The board approved two attached signs: a canopy-mounted sign on the building’s north elevation and an upper-story sign on the south elevation that faces State Highway 114. Staff told the board both signs exceed the ordinance’s permitted width (they exceed 75% of the single-plane façade) and that the canopy sign is a sign type not allowed in the sign ordinance without City Council approval.

The variance matters because the south-facing sign will be visible from Highway 114 and Lambert Homes said a monument sign at that corner was infeasible because a detention pond and underground utilities occupy the frontage. The applicant said the canopy sign will be visible mainly from inside the site and the south sign was the chosen solution to provide frontage identification without placing a monument sign in a constrained area.
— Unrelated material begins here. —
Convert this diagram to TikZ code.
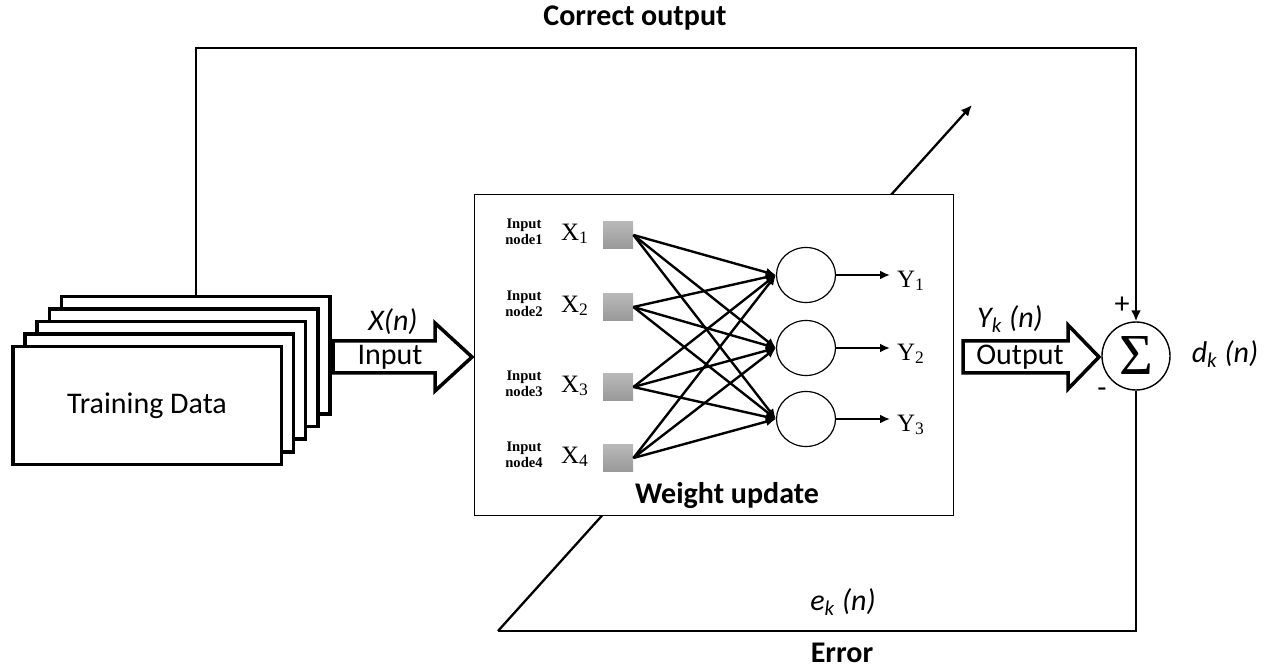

Jacob Scoggins, an architect with Weberton representing the applicant, described the lighting plan and installation approach: "I'm not the sign guy, but we're the plan is to put an LED strip light underneath behind the fascia so it's discreet and so it'll just illuminate upwards." He said the north-mounted sign projects about 4 feet from the canopy and that the fixtures' optics will be selected to limit shadowing on the building.

Staff and board members discussed the signs’ illumination and color. Dennis (staff member) told the board, "The ordinance requires that it be a soft white neutral white, and any other color requires approval under a sign provision." The board said any future desire to change lighting color seasonally would require separate approval and should be included in materials taken to City Council.

Board members described the proposed signs as tasteful and not far outside the ordinance’s intent; one member noted the renderings shown are similar to those presented to the Planning and Zoning commission the prior year, although signage itself had not been approved at that time. The applicant acknowledged the architectural renderings are not perfectly precise: the architect said they are "about as good as you can get in the program" but not 100% accurate.

After discussion the board moved to approve the staff recommendation. A board member made the motion and another board member seconded; the vote passed 5-0. The chair concluded by noting the item will move on to City Council for the approvals that are outside the Sign Board’s authority.

The variance approval clears the Sign Board step; any changes to lighting color or other sign elements that are outside the ordinance will need express approval by City Council.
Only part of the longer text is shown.